**Set problem**
Quote the listing in full, exactly as given, minus any pictures.

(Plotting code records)
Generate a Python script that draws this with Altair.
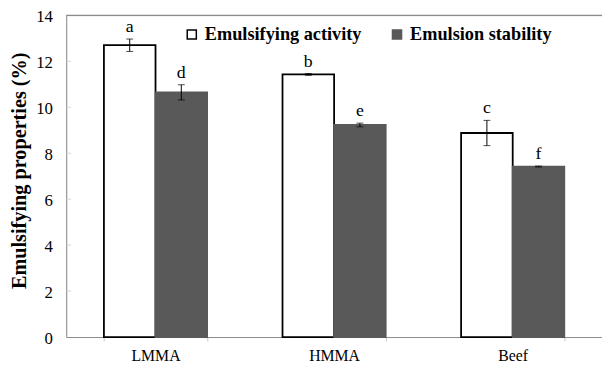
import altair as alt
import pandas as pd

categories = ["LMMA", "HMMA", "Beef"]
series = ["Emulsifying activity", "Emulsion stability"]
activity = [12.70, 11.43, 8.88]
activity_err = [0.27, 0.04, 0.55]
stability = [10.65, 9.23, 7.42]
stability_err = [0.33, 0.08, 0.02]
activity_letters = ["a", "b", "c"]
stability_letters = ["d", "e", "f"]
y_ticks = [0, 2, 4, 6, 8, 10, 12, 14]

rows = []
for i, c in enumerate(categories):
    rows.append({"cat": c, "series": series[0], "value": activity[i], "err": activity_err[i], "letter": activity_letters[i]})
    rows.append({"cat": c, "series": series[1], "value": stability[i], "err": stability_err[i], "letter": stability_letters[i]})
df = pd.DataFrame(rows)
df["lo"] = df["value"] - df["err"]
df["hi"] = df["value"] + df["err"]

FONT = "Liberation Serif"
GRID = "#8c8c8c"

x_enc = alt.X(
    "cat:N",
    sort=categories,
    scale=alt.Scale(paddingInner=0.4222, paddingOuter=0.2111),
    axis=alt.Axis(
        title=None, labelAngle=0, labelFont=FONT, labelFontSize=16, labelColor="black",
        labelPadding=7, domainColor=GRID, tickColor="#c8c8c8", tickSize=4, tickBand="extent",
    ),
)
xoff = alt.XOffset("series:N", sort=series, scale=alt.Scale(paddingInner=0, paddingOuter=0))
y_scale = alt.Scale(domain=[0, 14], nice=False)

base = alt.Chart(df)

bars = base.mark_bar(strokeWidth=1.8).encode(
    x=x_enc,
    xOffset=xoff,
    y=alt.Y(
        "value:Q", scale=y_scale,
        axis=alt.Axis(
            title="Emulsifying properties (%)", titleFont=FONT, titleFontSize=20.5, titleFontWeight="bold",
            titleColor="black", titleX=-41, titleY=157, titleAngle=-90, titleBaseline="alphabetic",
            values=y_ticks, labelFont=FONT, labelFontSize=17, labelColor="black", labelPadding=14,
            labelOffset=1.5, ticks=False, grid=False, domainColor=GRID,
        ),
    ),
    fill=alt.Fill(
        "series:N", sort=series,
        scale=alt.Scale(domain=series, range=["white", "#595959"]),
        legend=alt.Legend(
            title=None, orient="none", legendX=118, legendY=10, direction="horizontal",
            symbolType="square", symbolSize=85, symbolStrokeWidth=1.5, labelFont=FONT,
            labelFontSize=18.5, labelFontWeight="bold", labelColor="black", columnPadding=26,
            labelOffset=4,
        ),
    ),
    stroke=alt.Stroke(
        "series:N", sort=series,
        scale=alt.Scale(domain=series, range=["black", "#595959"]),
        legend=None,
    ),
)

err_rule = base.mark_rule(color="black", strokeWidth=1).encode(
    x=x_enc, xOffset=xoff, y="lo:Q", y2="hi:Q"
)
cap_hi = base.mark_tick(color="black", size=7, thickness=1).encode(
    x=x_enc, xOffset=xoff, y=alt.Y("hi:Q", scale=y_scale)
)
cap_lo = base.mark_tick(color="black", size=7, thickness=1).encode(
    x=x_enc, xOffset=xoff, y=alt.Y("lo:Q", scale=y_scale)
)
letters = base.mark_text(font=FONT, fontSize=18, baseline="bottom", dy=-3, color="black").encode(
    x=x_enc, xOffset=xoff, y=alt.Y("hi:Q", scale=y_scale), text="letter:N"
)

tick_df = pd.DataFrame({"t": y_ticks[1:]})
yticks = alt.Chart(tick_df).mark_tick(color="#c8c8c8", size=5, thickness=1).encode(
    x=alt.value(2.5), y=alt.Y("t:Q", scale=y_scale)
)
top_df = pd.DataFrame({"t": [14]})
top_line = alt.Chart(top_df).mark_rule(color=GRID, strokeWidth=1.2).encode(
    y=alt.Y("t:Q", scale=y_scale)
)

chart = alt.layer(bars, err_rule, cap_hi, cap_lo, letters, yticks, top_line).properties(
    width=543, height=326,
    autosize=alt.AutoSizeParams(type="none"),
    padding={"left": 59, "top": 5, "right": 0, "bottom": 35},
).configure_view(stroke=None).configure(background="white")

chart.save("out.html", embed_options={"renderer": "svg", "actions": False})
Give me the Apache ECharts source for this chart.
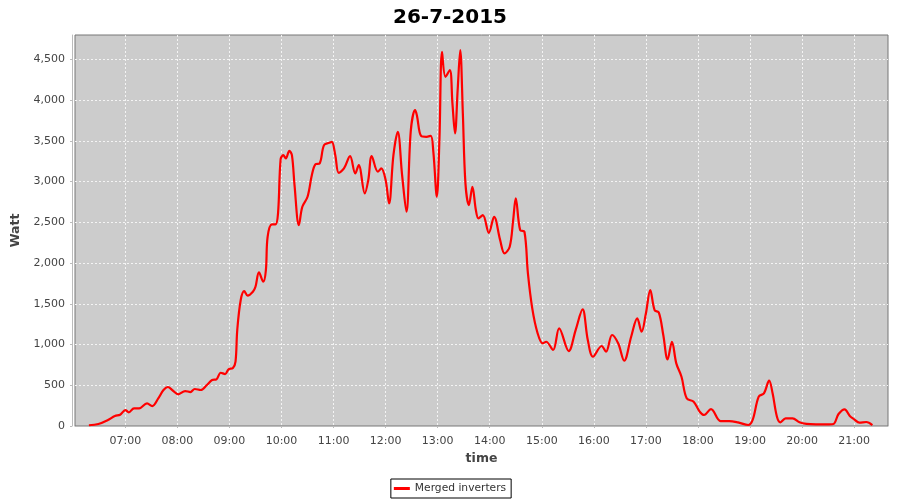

**Output of the task**
Generate a Python script that draws this with Altair.
import altair as alt
import pandas as pd

categories = ["LMMA", "HMMA", "Beef"]
series = ["Emulsifying activity", "Emulsion stability"]
activity = [12.70, 11.43, 8.88]
activity_err = [0.27, 0.04, 0.55]
stability = [10.65, 9.23, 7.42]
stability_err = [0.33, 0.08, 0.02]
activity_letters = ["a", "b", "c"]
stability_letters = ["d", "e", "f"]
y_ticks = [0, 2, 4, 6, 8, 10, 12, 14]

rows = []
for i, c in enumerate(categories):
    rows.append({"cat": c, "series": series[0], "value": activity[i], "err": activity_err[i], "letter": activity_letters[i]})
    rows.append({"cat": c, "series": series[1], "value": stability[i], "err": stability_err[i], "letter": stability_letters[i]})
df = pd.DataFrame(rows)
df["lo"] = df["value"] - df["err"]
df["hi"] = df["value"] + df["err"]

FONT = "Liberation Serif"
GRID = "#8c8c8c"

x_enc = alt.X(
    "cat:N",
    sort=categories,
    scale=alt.Scale(paddingInner=0.4222, paddingOuter=0.2111),
    axis=alt.Axis(
        title=None, labelAngle=0, labelFont=FONT, labelFontSize=16, labelColor="black",
        labelPadding=7, domainColor=GRID, tickColor="#c8c8c8", tickSize=4, tickBand="extent",
    ),
)
xoff = alt.XOffset("series:N", sort=series, scale=alt.Scale(paddingInner=0, paddingOuter=0))
y_scale = alt.Scale(domain=[0, 14], nice=False)

base = alt.Chart(df)

bars = base.mark_bar(strokeWidth=1.8).encode(
    x=x_enc,
    xOffset=xoff,
    y=alt.Y(
        "value:Q", scale=y_scale,
        axis=alt.Axis(
            title="Emulsifying properties (%)", titleFont=FONT, titleFontSize=20.5, titleFontWeight="bold",
            titleColor="black", titleX=-41, titleY=157, titleAngle=-90, titleBaseline="alphabetic",
            values=y_ticks, labelFont=FONT, labelFontSize=17, labelColor="black", labelPadding=14,
            labelOffset=1.5, ticks=False, grid=False, domainColor=GRID,
        ),
    ),
    fill=alt.Fill(
        "series:N", sort=series,
        scale=alt.Scale(domain=series, range=["white", "#595959"]),
        legend=alt.Legend(
            title=None, orient="none", legendX=118, legendY=10, direction="horizontal",
            symbolType="square", symbolSize=85, symbolStrokeWidth=1.5, labelFont=FONT,
            labelFontSize=18.5, labelFontWeight="bold", labelColor="black", columnPadding=26,
            labelOffset=4,
        ),
    ),
    stroke=alt.Stroke(
        "series:N", sort=series,
        scale=alt.Scale(domain=series, range=["black", "#595959"]),
        legend=None,
    ),
)

err_rule = base.mark_rule(color="black", strokeWidth=1).encode(
    x=x_enc, xOffset=xoff, y="lo:Q", y2="hi:Q"
)
cap_hi = base.mark_tick(color="black", size=7, thickness=1).encode(
    x=x_enc, xOffset=xoff, y=alt.Y("hi:Q", scale=y_scale)
)
cap_lo = base.mark_tick(color="black", size=7, thickness=1).encode(
    x=x_enc, xOffset=xoff, y=alt.Y("lo:Q", scale=y_scale)
)
letters = base.mark_text(font=FONT, fontSize=18, baseline="bottom", dy=-3, color="black").encode(
    x=x_enc, xOffset=xoff, y=alt.Y("hi:Q", scale=y_scale), text="letter:N"
)

tick_df = pd.DataFrame({"t": y_ticks[1:]})
yticks = alt.Chart(tick_df).mark_tick(color="#c8c8c8", size=5, thickness=1).encode(
    x=alt.value(2.5), y=alt.Y("t:Q", scale=y_scale)
)
top_df = pd.DataFrame({"t": [14]})
top_line = alt.Chart(top_df).mark_rule(color=GRID, strokeWidth=1.2).encode(
    y=alt.Y("t:Q", scale=y_scale)
)

chart = alt.layer(bars, err_rule, cap_hi, cap_lo, letters, yticks, top_line).properties(
    width=543, height=326,
    autosize=alt.AutoSizeParams(type="none"),
    padding={"left": 59, "top": 5, "right": 0, "bottom": 35},
).configure_view(stroke=None).configure(background="white")

chart.save("out.html", embed_options={"renderer": "svg", "actions": False})
Give me the Apache ECharts source for this chart.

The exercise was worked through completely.